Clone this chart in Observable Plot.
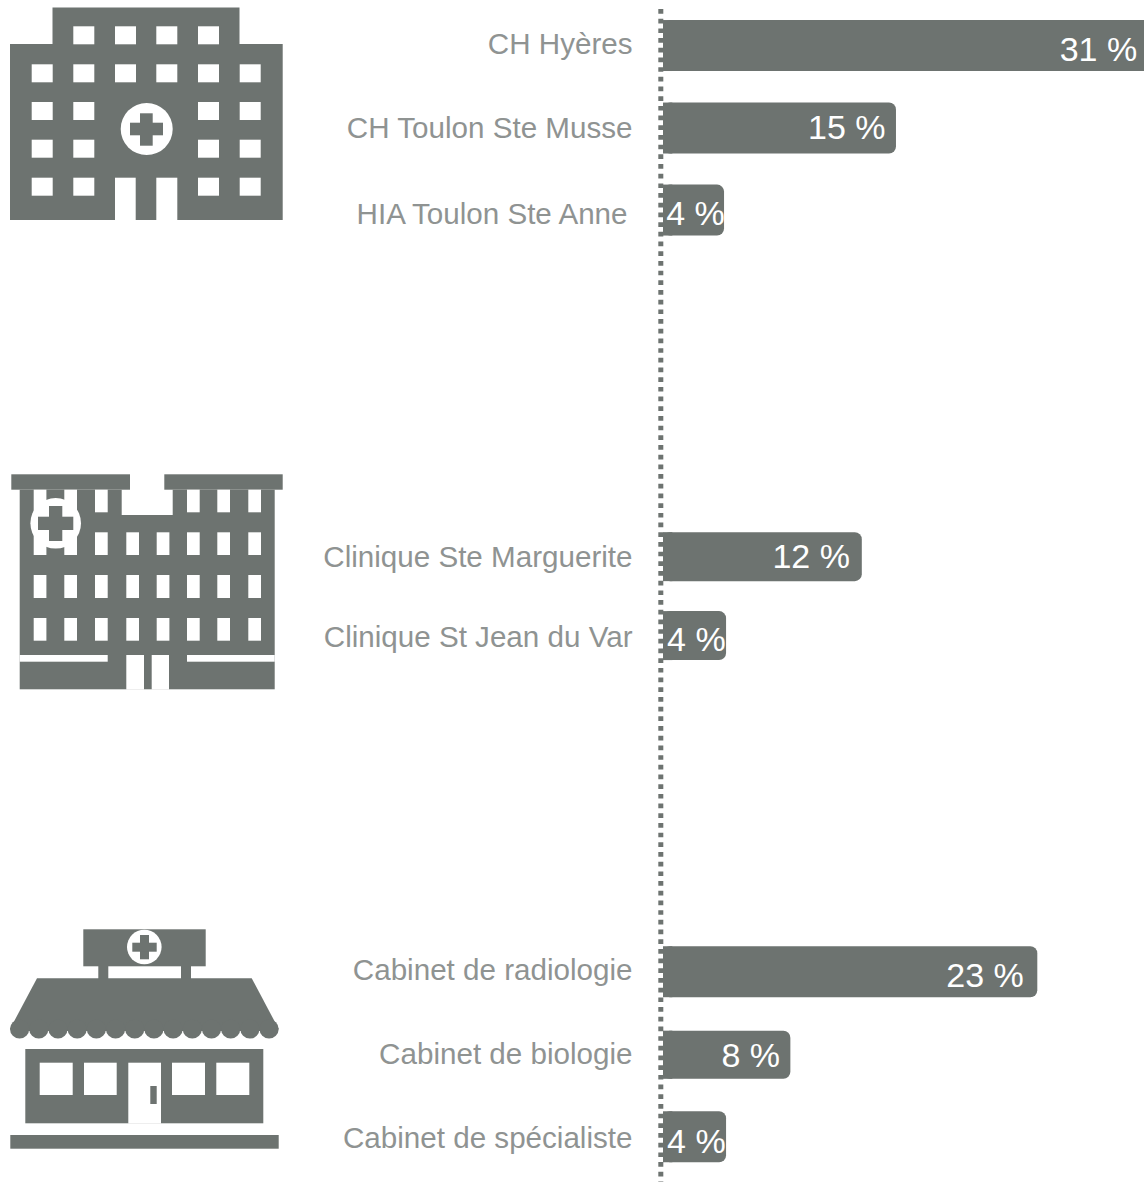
<!DOCTYPE html>
<html>
<head>
<meta charset="utf-8">
<script src="https://cdn.jsdelivr.net/npm/d3@7"></script>
<script src="https://cdn.jsdelivr.net/npm/@observablehq/plot@0.6"></script>
<style>html,body{margin:0;padding:0;background:#fff}svg{display:block}</style>
</head>
<body>
<div id="chart"></div>
<script>
const categories = ["CH Hyères","CH Toulon Ste Musse","HIA Toulon Ste Anne","Clinique Ste Marguerite","Clinique St Jean du Var","Cabinet de radiologie","Cabinet de biologie","Cabinet de spécialiste"];
const valueLabels = ["31 %","15 %","4 %","12 %","4 %","23 %","8 %","4 %"];
const barLengths = [31.6,15,3.93,12.8,4.06,24.1,8.2,4.06];
const labelEnds = [30.5,14.3,3.95,12,4.0,23.2,7.5,4.0];
const barSlots = [0,0.994,1.982,6.157,7.108,11.157,12.157,13.145];
const barHalf = [0.307,0.307,0.307,0.295,0.295,0.307,0.29,0.307];
const categorySlots = [-0.02,0.994,2.03,6.16,7.13,11.14,12.15,13.16];
const valueSlots = [0.054,0.994,2.03,6.16,7.16,11.2,12.17,13.2];
const rows = categories.map((category,i)=>({category,label:valueLabels[i],length:barLengths[i],end:labelEnds[i],
  y1:barSlots[i]-barHalf[i],y2:barSlots[i]+barHalf[i],catY:categorySlots[i],valY:valueSlots[i]}));

const grey = "#6d7370", labelGrey = "#8f9392";
const font = "'Liberation Sans', Arial, sans-serif";

function icons(){
  const g = d3.create("svg:g");
  const R=(x1,y1,x2,y2,f=grey)=>g.append("rect").attr("x",x1).attr("y",y1).attr("width",x2-x1).attr("height",y2-y1).attr("fill",f);
  const C=(cx,cy,r,f="#fff")=>g.append("circle").attr("cx",cx).attr("cy",cy).attr("r",r).attr("fill",f);
  const W="#fff";
  // icon 1
  R(52.5,7.5,239.5,44); R(10,44,282.7,220);
  const c1=[31.7,73.3,115,156.3,198,239.7], r1=[26.3,64.3,102,139.7,177.7];
  [1,2,3,4].forEach(c=>R(c1[c],r1[0],c1[c]+21,r1[0]+18,W));
  c1.forEach(x=>R(x,r1[1],x+21,r1[1]+18,W));
  [2,3,4].forEach(r=>[0,1,4,5].forEach(c=>R(c1[c],r1[r],c1[c]+21,r1[r]+18,W)));
  R(115,177.7,135.7,220.5,W); R(156.3,177.7,177.3,220.5,W);
  C(146.7,129,26); R(140,113.3,152.7,145.7); R(130,122.7,163,135.3);
  // icon 2
  R(19.7,489.7,274.7,689.3);
  R(121.7,489,172.7,515,W);
  R(11.3,474.3,130,489.7); R(164.3,474.3,282.7,489.7);
  R(19.7,655,107.7,661.7,W); R(187,655,274.7,661.7,W);
  R(126.3,655,144,689.6,W); R(151.7,655,169,689.6,W);
  const c2=[33.7,64.3,95,126.3,156.7,187,217.3,248.3];
  [0,1].forEach(c=>R(c2[c],489.7,c2[c]+12.7,555,W));
  [2,5,6,7].forEach(c=>R(c2[c],489.7,c2[c]+12.7,512.3,W));
  [2,3,4,5,6,7].forEach(c=>R(c2[c],532.3,c2[c]+12.7,555,W));
  c2.forEach(x=>{R(x,575,x+12.7,598,W);R(x,618,x+12.7,640.7,W);});
  C(55.7,523.3,25.3); R(49,506,62.3,541); R(38,516.7,73.3,530);
  // icon 3
  R(83.3,929.3,205.7,966.3); R(98.3,966,108.3,979); R(181,966,191,979);
  g.append("path").attr("d","M37 978.3H251.7L278.7 1029L275 1031H14L10 1029Z").attr("fill",grey);
  d3.range(14).forEach(i=>C(10+9.6+i*19.19,1029,9.6,grey));
  R(25.3,1049,263.3,1123.3);
  [[39.7,72.7],[84,116.7],[172,205],[216.3,249.3]].forEach(([a,b])=>R(a,1062.7,b,1095,W));
  R(128.3,1062.7,161,1123.6,W); R(150.3,1086,156.7,1104);
  R(10.3,1135,278.7,1148.7);
  C(144.3,947,17.3); R(140,935,149,959.3); R(132.3,942.7,156.7,951.7);
  return g.node();
}

const plot = Plot.plot({
  width:1144, height:1182,
  marginTop:9, marginBottom:0, marginLeft:0, marginRight:0,
  x:{domain:[-42.69,30.97], axis:null},
  y:{domain:[-0.44,13.69], axis:null, range:[9,1182]},
  style:{fontFamily:font, background:"#fff"},
  marks:[
    icons,
    Plot.ruleX([0],{dx:-2.7,stroke:grey,strokeWidth:5,strokeDasharray:"4.7,4.99"}),
    Plot.rect(rows,{x1:0,x2:"length",y1:"y1",y2:"y2",fill:grey,rx:7}),
    Plot.rect(rows,{x1:0,x2:0.6,y1:"y1",y2:"y2",fill:grey}),
    Plot.text(rows.filter(d=>!d.category.startsWith("HIA")),{x:0,y:"catY",text:"category",textAnchor:"end",dx:-31,fill:labelGrey,fontSize:29.6}),
    Plot.text(rows.filter(d=>d.category.startsWith("HIA")),{x:0,y:"catY",text:"category",textAnchor:"end",dx:-36,fill:labelGrey,fontSize:29.6}),
    Plot.text(rows,{x:"end",y:"valY",text:"label",textAnchor:"end",fill:"#fff",fontSize:34})
  ]
});
document.getElementById("chart").append(plot);
</script>
</body>
</html>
----
# Problem description
Copy each line above that contains the string "chart".

# Solution to this exercise
Clone this chart in Observable Plot.
<div id="chart"></div>
document.getElementById("chart").append(plot);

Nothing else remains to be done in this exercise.